Empathy is an important layer of human connection. It makes communication clearer and more effective. It also allows us to form deeper and more meaningful relationships.
A good number of us overlook the power of empathy though. Sometimes on a daily basis. Some of us think there is not enough time to be touchy-feeling. Others think it’s not that important.
Some of us fear empathy will leave us emotionally and mentally depleted. Others don’t even know how to improve their empathic skills, or if that’s even a possibility.
What is Empathy?
The word “empathy” comes from the German word “Einfühlung”. This word was used in the 1850s to describe the feeling or emotional response of a person when interacting with a piece of Art.
Later that century, psychologist Theodor Lipps worked and further developed this concept. He defined empathy as the “feeling of one’s way into the experience of another”.
Empathy is a very sacred space. It’s where we allow ourselves to understand, share, and care about each other’s experiences. It also requires a great deal of vulnerability and courage from us.
Empathy is delicate and complex. According to scholars, it comprises three aspects:
- emotion sharing, and
In the majority of people, these three components work together. In some cases, however, only one or two of these might be active.
The 3 Types of Empathy
Based on the three different aspects of empathy, we can say there are three types of empathy. These are:
- cognitive empathy,
- emotional empathy,
- and compassionate empathy
Let’s have a closer look into these next and later learn how to practice and develop them.
Cognitive empathy is based on a person’s capacity for perspective-taking. This represents the ability to see another person’s viewpoint.
This type of empathy allows us to know what the other person feels. If your friend receives a promotion, you know or recognise the reason why that person is excited.
Cognitive empathy is putting yourself into someone else’s shoes. It is a more rational and logical approach toward another person’s feelings.
It is possible to display cognitive empathy without any other signs of being able to feel what another person feels or help if possible.
Emotional empathy requires the ability to share and feel each other’s emotions. It means you can feel what other people feel. This type of empathy is where feelings play a bigger role.
If you display emotional empathy, you are more likely to experience emotional contagion. If a friend talks about their plans for the weekend, you will feel similar emotions to the ones they are having.
Being sensitive to people’s emotions, you might feel like you are on an emotional rollercoaster. If not coupled with self-regulation skills, emotional empathy can bring you distress.
It is important to prevent empathy overload. What is that? It’s the experience of getting too overwhelmed by negative emotions. It can drastically reduce your capacity to respond.
Compassionate empathy involves feelings of compassion toward the other person. Compassion can be described as a warm or caring feeling for another person.
When you display this type of empathy, you feel warmth toward the friend that tells you about a recent achievement. You feel positive and you offer them emotional or even practical support.
This component is likely the one we associate with empathy the most. We feel the other person’s emotions and we take action. This action aims to either reduce their suffering or elate their positivity.
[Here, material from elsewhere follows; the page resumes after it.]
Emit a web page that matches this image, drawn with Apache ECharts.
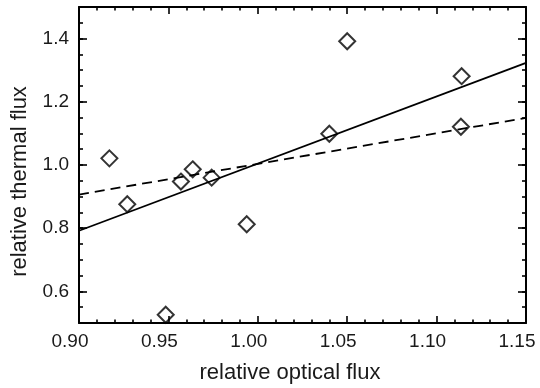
<!DOCTYPE html>
<html>
<head>
<meta charset="utf-8">
<script src="https://cdn.jsdelivr.net/npm/echarts@6/dist/echarts.min.js"></script>
<style>
html,body{margin:0;padding:0;background:#fff;}
#chart{width:540px;height:388px;}
</style>
</head>
<body>
<div id="chart"></div>
<script>
// Data
const opticalFlux = [0.917, 0.927, 0.9485, 0.957, 0.9636, 0.9742, 0.9938, 1.040, 1.050, 1.114, 1.1136];
const thermalFlux = [1.021, 0.876, 0.526, 0.9476, 0.9864, 0.960, 0.8126, 1.099, 1.3915, 1.281, 1.121];
// Fit lines (endpoints at the axis limits)
const fitX = [0.90, 1.15];
const solidFitY = [0.792, 1.323];
const dashedFitY = [0.9065, 1.149];
// Tick labels
const xTicks = [0.90, 0.95, 1.00, 1.05, 1.10, 1.15];
const yTicks = [0.6, 0.8, 1.0, 1.2, 1.4];
const xName = 'relative optical flux';
const yName = 'relative thermal flux';

const FONT = "'Liberation Sans', Arial, Helvetica, sans-serif";
const chart = echarts.init(document.getElementById('chart'), null, {renderer: 'canvas'});

const lineStyleAxis = {color: '#000', width: 2};
const tickStyle = {color: '#000', width: 1.6};
function xAxisDef(pos, labels) {
  return {
    type: 'value', position: pos, min: 0.9, max: 1.15, interval: 0.05,
    axisLine: {show: true, onZero: false, lineStyle: lineStyleAxis},
    axisTick: {show: true, inside: true, length: 7, lineStyle: tickStyle},
    minorTick: {show: true, splitNumber: 5, length: 3.5, lineStyle: tickStyle},
    splitLine: {show: false},
    axisLabel: labels ? {
      show: true, customValues: xTicks, margin: 9,
      formatter: v => v.toFixed(2),
      color: '#1a1a1a', fontFamily: FONT, fontSize: 19,
      padding: [0, 18, 0, 0]
    } : {show: false}
  };
}
function yMinorAxis(pos) {
  return {
    type: 'value', position: pos, min: 0.5, max: 1.5, interval: 0.05,
    axisLine: {show: true, onZero: false, lineStyle: lineStyleAxis},
    axisTick: {show: true, inside: true, length: 4, lineStyle: tickStyle},
    splitLine: {show: false},
    axisLabel: {show: false}
  };
}
function yMajorAxis(pos, labels) {
  return {
    type: 'value', position: pos, min: 0.5, max: 1.5, interval: 0.05,
    axisLine: {show: false, onZero: false},
    axisTick: {show: true, inside: true, length: 8, customValues: yTicks, lineStyle: tickStyle},
    splitLine: {show: false},
    axisLabel: labels ? {
      show: true, customValues: yTicks, margin: 10,
      formatter: v => v.toFixed(1),
      color: '#1a1a1a', fontFamily: FONT, fontSize: 19
    } : {show: false}
  };
}

const scatterData = opticalFlux.map((x, i) => [x, thermalFlux[i]]);

chart.setOption({
  animation: false,
  backgroundColor: '#fff',
  grid: {left: 79, right: 14, top: 7, bottom: 65, containLabel: false},
  xAxis: [xAxisDef('bottom', true), xAxisDef('top', false)],
  yAxis: [yMinorAxis('left'), yMajorAxis('left', true), yMinorAxis('right'), yMajorAxis('right', false)],
  series: [
    {
      type: 'line', xAxisIndex: 0, yAxisIndex: 0,
      data: fitX.map((x, i) => [x, solidFitY[i]]),
      showSymbol: false, symbol: 'none',
      lineStyle: {color: '#000', width: 1.8, type: 'solid'}, z: 2
    },
    {
      type: 'line', xAxisIndex: 0, yAxisIndex: 0,
      data: fitX.map((x, i) => [x, dashedFitY[i]]),
      showSymbol: false, symbol: 'none',
      lineStyle: {color: '#000', width: 1.8, type: [10, 6]}, z: 2
    },
    {
      type: 'scatter', xAxisIndex: 0, yAxisIndex: 0,
      data: scatterData,
      symbol: 'diamond', symbolSize: [16, 16],
      itemStyle: {color: 'rgba(255,255,255,0)', borderColor: '#000', borderWidth: 2}, z: 3
    }
  ],
  graphic: [
    {
      type: 'text', x: 290, y: 373,
      style: {text: xName, fontFamily: FONT, fontSize: 22, fill: '#1a1a1a', align: 'center', verticalAlign: 'middle'}
    },
    {
      type: 'text', x: 20, y: 181.5, rotation: Math.PI / 2,
      style: {text: yName, fontFamily: FONT, fontSize: 22, fill: '#1a1a1a', align: 'center', verticalAlign: 'middle'}
    }
  ]
});
</script>
</body>
</html>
Compassionate empathy is somewhat of a compromise between cognitive and emotional empathy. It is a balance between logic and emotion when relating to others.
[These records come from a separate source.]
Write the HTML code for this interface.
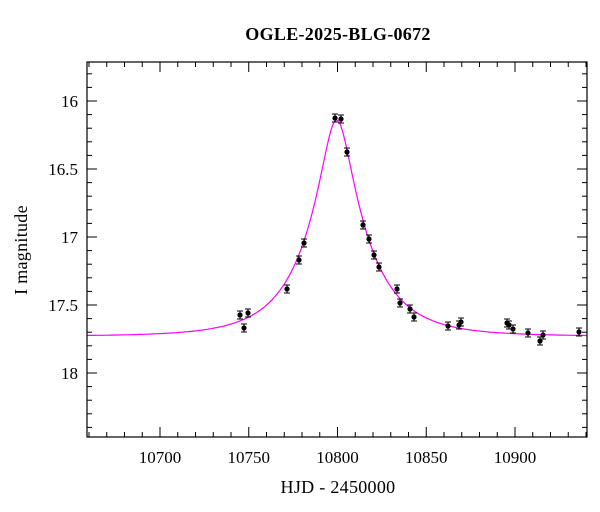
<!DOCTYPE html>
<html><head><meta charset="utf-8"><style>
body{margin:0;background:#fff;}
svg{display:block;font-family:"Liberation Serif","DejaVu Serif",serif;}
</style></head><body>
<svg id="s" width="600" height="512" xmlns="http://www.w3.org/2000/svg">
<text x="338" y="40" font-size="18" text-anchor="middle" font-weight="bold" letter-spacing="0.3">OGLE-2025-BLG-0672</text>
<text x="338" y="493" font-size="18" text-anchor="middle" letter-spacing="0.3">HJD - 2450000</text>
<text transform="translate(27,250) rotate(-90)" font-size="18" text-anchor="middle" letter-spacing="0.3">I magnitude</text>
<g id="g"></g>
<rect x="87" y="62" width="500" height="375" fill="none" stroke="#000" stroke-width="1.2"/>
</svg>
<script>
var g=document.getElementById('g'),h='';
function X(d){return 160+(d-10700)*1.775;}
function Y(m){return 101+(m-16)*136;}
var L=87,R=587,T=62,B=437;
for(var d=10660;d<=10940;d+=10){var x=X(d),len=(d%50==0)?10:5;
h+='<line x1="'+x+'" y1="'+B+'" x2="'+x+'" y2="'+(B-len)+'" stroke="#000"/>';
h+='<line x1="'+x+'" y1="'+T+'" x2="'+x+'" y2="'+(T+len)+'" stroke="#000"/>';
if(d%50==0)h+='<text x="'+x+'" y="463" font-size="17" text-anchor="middle">'+d+'</text>';}
for(var k=-2;k<=24;k++){var m=16+k*0.1;var y=Y(m);if(y<T||y>B)continue;var maj=(k%5==0),len=maj?10:5;
h+='<line x1="'+L+'" y1="'+y+'" x2="'+(L+len)+'" y2="'+y+'" stroke="#000"/>';
h+='<line x1="'+R+'" y1="'+y+'" x2="'+(R-len)+'" y2="'+y+'" stroke="#000"/>';
if(maj)h+='<text x="78" y="'+(y+6)+'" font-size="17" text-anchor="end">'+(Math.round(m*10)/10)+'</text>';}
var pts=[];var base=17.73,t0=10799.5,tE=34,u0=0.236;
for(var px=L;px<=R;px+=1){var t=10700+(px-160)/1.775;var u=Math.sqrt(u0*u0+Math.pow((t-t0)/tE,2));var A=(u*u+2)/(u*Math.sqrt(u*u+4));var mm=base-2.5*Math.log10(A);pts.push(px+','+Y(mm).toFixed(1));}
h+='<polyline points="'+pts.join(' ')+'" fill="none" stroke="#ff00ff" stroke-width="1.2"/>';
var D=[[240,315],[244,328],[248,313],[287,289],[299,260],[304,243],[335,118],[341,119],[347,152],[363,225],[369,239],[374,255],[379,267],[397,289],[400,303],[410,309],[414,317],[448,326],[459,325],[461,322],[507,323],[509,325],[513,329],[528,333],[540,341],[543,335],[579,332]];
D.forEach(function(p){var e=4;h+='<line x1="'+p[0]+'" y1="'+(p[1]-e)+'" x2="'+p[0]+'" y2="'+(p[1]+e)+'" stroke="#000"/><line x1="'+(p[0]-3)+'" y1="'+(p[1]-e)+'" x2="'+(p[0]+3)+'" y2="'+(p[1]-e)+'" stroke="#000"/><line x1="'+(p[0]-3)+'" y1="'+(p[1]+e)+'" x2="'+(p[0]+3)+'" y2="'+(p[1]+e)+'" stroke="#000"/><circle cx="'+p[0]+'" cy="'+p[1]+'" r="2.6" fill="#000"/>';});
g.innerHTML=h;
</script>
</body></html>
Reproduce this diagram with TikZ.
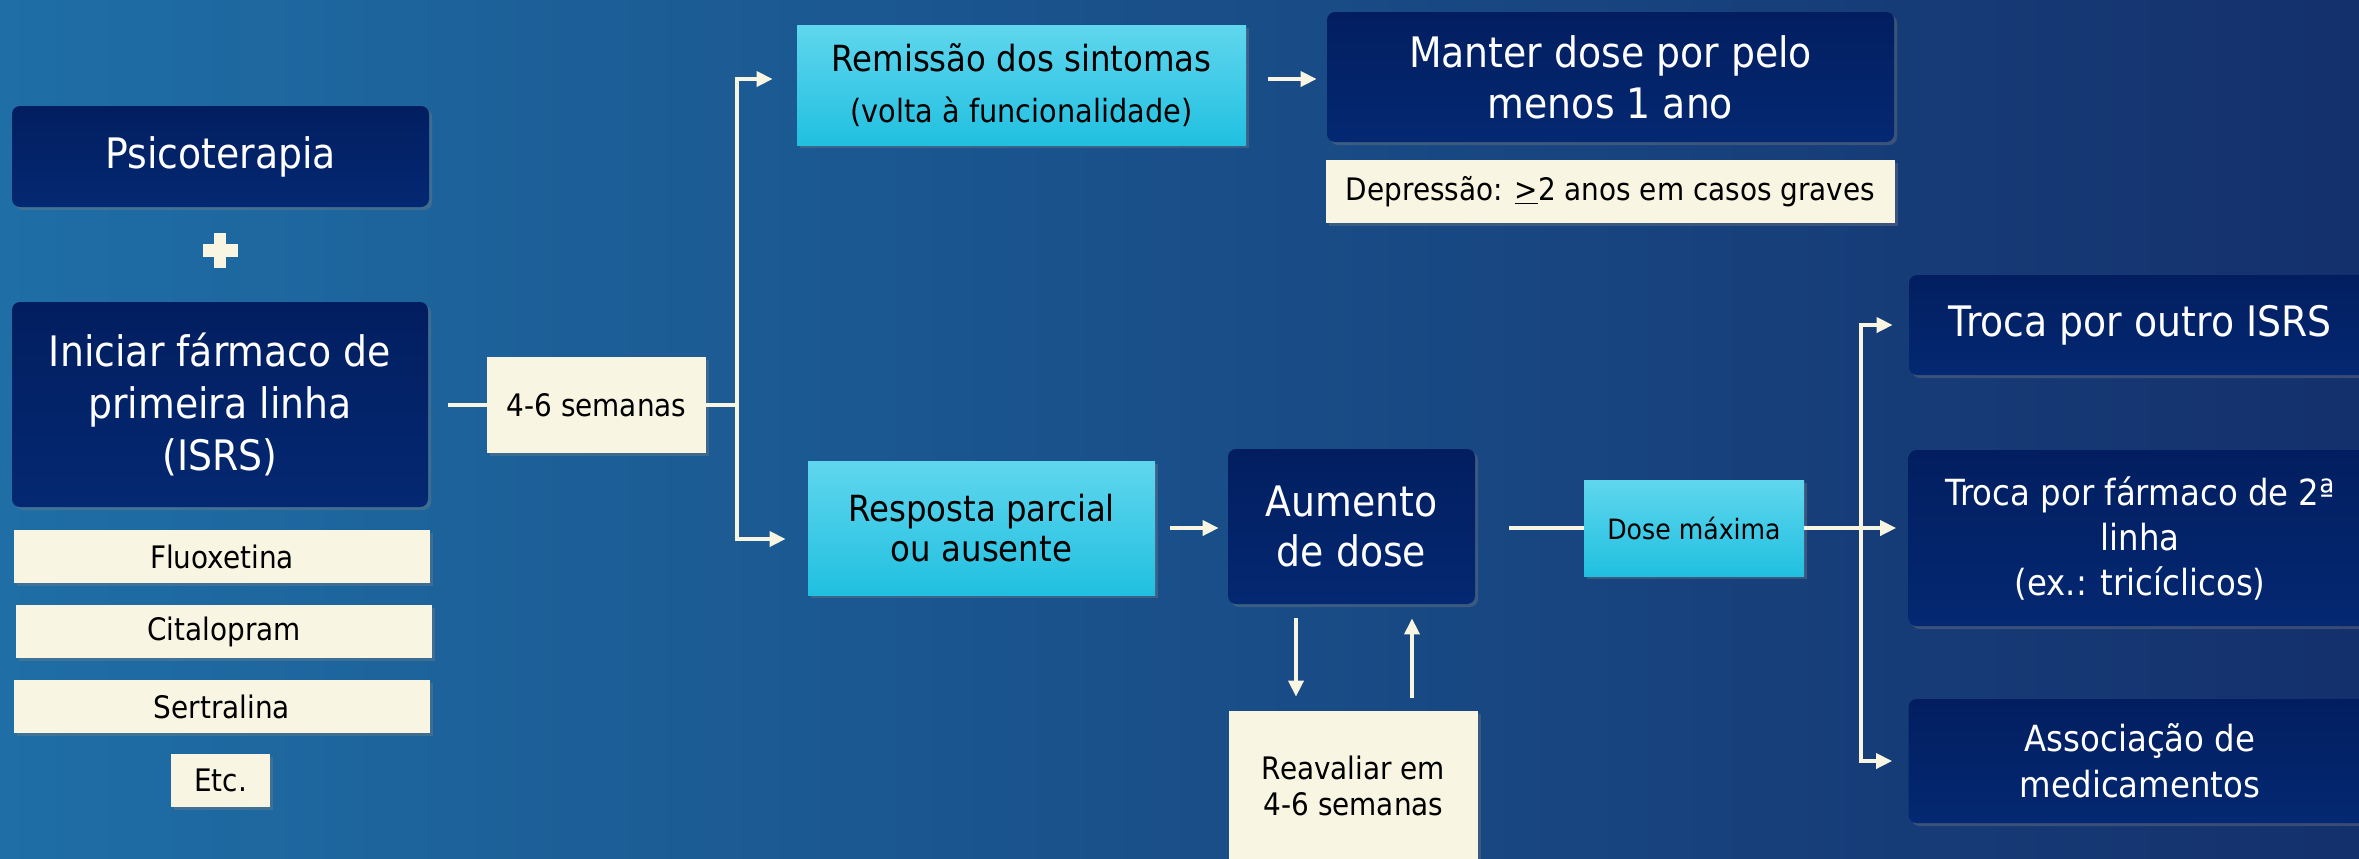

How to Practise and Develop Empathy
Are we born with empathy? Or do we learn and mature it? In the past, empathy was thought of as an inborn trait. People would either be born with it or not. Nowadays, experts believe you can learn and expand it.
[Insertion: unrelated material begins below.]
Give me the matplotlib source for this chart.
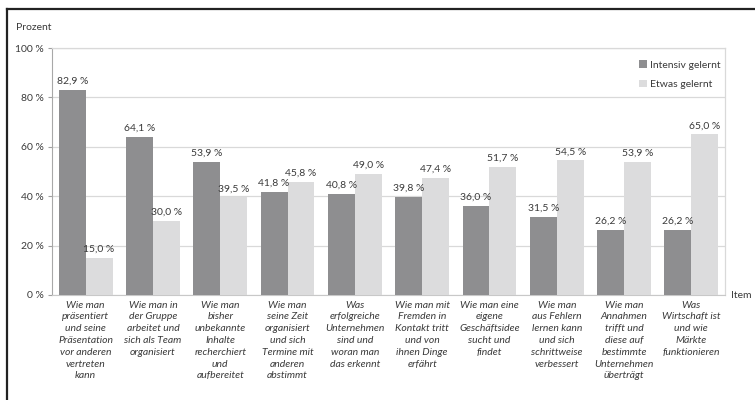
import matplotlib

matplotlib.use("Agg")
import matplotlib.pyplot as plt
import numpy as np
from matplotlib.lines import Line2D

items = [
    "Wie man\npräsentiert\nund seine\nPräsentation\nvor anderen\nvertreten\nkann",
    "Wie man in\nder Gruppe\narbeitet und\nsich als Team\norganisiert",
    "Wie man\nbisher\nunbekannte\nInhalte\nrecherchiert\nund\naufbereitet",
    "Wie man\nseine Zeit\norganisiert\nund sich\nTermine mit\nanderen\nabstimmt",
    "Was\nerfolgreiche\nUnternehmen\nsind und\nworan man\ndas erkennt",
    "Wie man mit\nFremden in\nKontakt tritt\nund von\nihnen Dinge\nerfährt",
    "Wie man eine\neigene\nGeschäftsidee\nsucht und\nfindet",
    "Wie man\naus Fehlern\nlernen kann\nund sich\nschrittweise\nverbessert",
    "Wie man\nAnnahmen\ntrifft und\ndiese auf\nbestimmte\nUnternehmen\nüberträgt",
    "Was\nWirtschaft ist\nund wie\nMärkte\nfunktionieren",
]
intensiv = [82.9, 64.1, 53.9, 41.8, 40.8, 39.8, 36.0, 31.5, 26.2, 26.2]
etwas = [15.0, 30.0, 39.5, 45.8, 49.0, 47.4, 51.7, 54.5, 53.9, 65.0]
yticks = [0, 20, 40, 60, 80, 100]

DARK = "#8e8e90"
LIGHT = "#dcdcdd"
TEXT = "#3a3a3a"
GRID = "#d9d9d9"
FS = 7.5

plt.rcParams["font.family"] = ["Lato", "DejaVu Sans"]


def pct(v):
    return f"{v:.1f}".replace(".", ",") + " %"


fig = plt.figure(figsize=(7.55, 4.0), dpi=100)
ax = fig.add_axes([52 / 755, 1 - 295 / 400, (725 - 52) / 755, (295 - 48) / 400])

x = np.arange(len(items)) + 0.5
w = 0.40
b1 = ax.bar(x - w / 2, intensiv, w, color=DARK, label="Intensiv gelernt", zorder=3)
b2 = ax.bar(x + w / 2, etwas, w, color=LIGHT, label="Etwas gelernt", zorder=3)

for bars, vals in ((b1, intensiv), (b2, etwas)):
    for bar, v in zip(bars, vals):
        ax.annotate(pct(v), (bar.get_x() + bar.get_width() / 2, v),
                    xytext=(0, 3), textcoords="offset points",
                    ha="center", va="bottom", fontsize=FS, color=TEXT)

ax.set_xlim(0, len(items))
ax.set_ylim(0, 100)
ax.set_yticks(yticks)
ax.set_yticklabels([f"{t} %" for t in yticks], fontsize=FS, color=TEXT)
ax.yaxis.grid(True, color=GRID, linewidth=0.9, zorder=0)
ax.tick_params(axis="y", length=3, width=0.8, color="#a0a0a0", pad=3)
ax.set_xticks(x)
ax.set_xticklabels(items, fontsize=FS, style="italic", color=TEXT, linespacing=1.4, va="top")
ax.tick_params(axis="x", length=0, pad=4)

for side in ("top", "right"):
    ax.spines[side].set_color(GRID)
    ax.spines[side].set_linewidth(0.9)
ax.spines["left"].set_color("#a8a8a8")
ax.spines["bottom"].set_color("#c8c8c8")

ax.legend(loc="upper left", bbox_to_anchor=(630 / 755, 1 - 51 / 400),
          bbox_transform=fig.transFigure, frameon=False, fontsize=FS,
          handlelength=0.7, handleheight=0.7, handletextpad=0.3,
          labelspacing=1.0, labelcolor=TEXT)

fig.text(16 / 755, 1 - 28 / 400, "Prozent", fontsize=FS, color=TEXT, va="center")
fig.text(731 / 755, 1 - 296 / 400, "Item", fontsize=FS, color=TEXT, va="center")

# outer frame (left and top edges only)
fig.add_artist(Line2D([7 / 755, 7 / 755], [0, 1 - 8.5 / 400], color="#222222", linewidth=1.6,
                      transform=fig.transFigure))
fig.add_artist(Line2D([7 / 755, 1], [1 - 8.5 / 400, 1 - 8.5 / 400], color="#222222", linewidth=1.6,
                      transform=fig.transFigure))

fig.savefig("out.png", dpi=100)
As long as there are no serious neuropsychological conditions, you can learn empathetic skills. Here are three easy ways to practice and develop empathy:
Read Books and Use Your Imagination
An easy and good way to practice and develop your empathetic skills is to read and use your imagination! See it as a pre-training before you do the same when interacting with other people.
While you read, imagine what each character is feeling and witnessing as the story unfolds. Do the same when someone talks to you. Try to imagine what it feels like to be them.
Listen to Others With the Intent to Learn
There are times in which we are holding a conversation but we are not truly listening. We are only waiting for our time to say something back!
Instead of spending your time thinking about what you are going to say next try to simply listen. Set the intention to learn more about the other person and act as if your life depended on it!
Give Comfort or Encouragement
If someone feels upset about something, accommodate their feelings. Set that intention. Offer them a safe and non-judgmental space to share whatever they need.
If someone shares positive emotions or news with you, reinforce their positivity. Focus on the goodness of what they are sharing with you and encourage them to celebrate it.
Empathetic skills come more naturally to some people than to others. However, experts believe empathy can be taught. There are empathetic skills which are teachable.
Too much or too little empathy can lead to unhealthy relationships. Caring too much or too little about your partner may severe the relationship.
Poor or lack of self-regulation skills can also lead to empathy overload. Eventually, it can also contribute to poor mental health. The world needs more empathy to thrive but not at the cost of your emotional well-being.
Self-care is key to making sure we remain healthily empathetic. It will also enable us to respond properly to other people’s emotions and needs.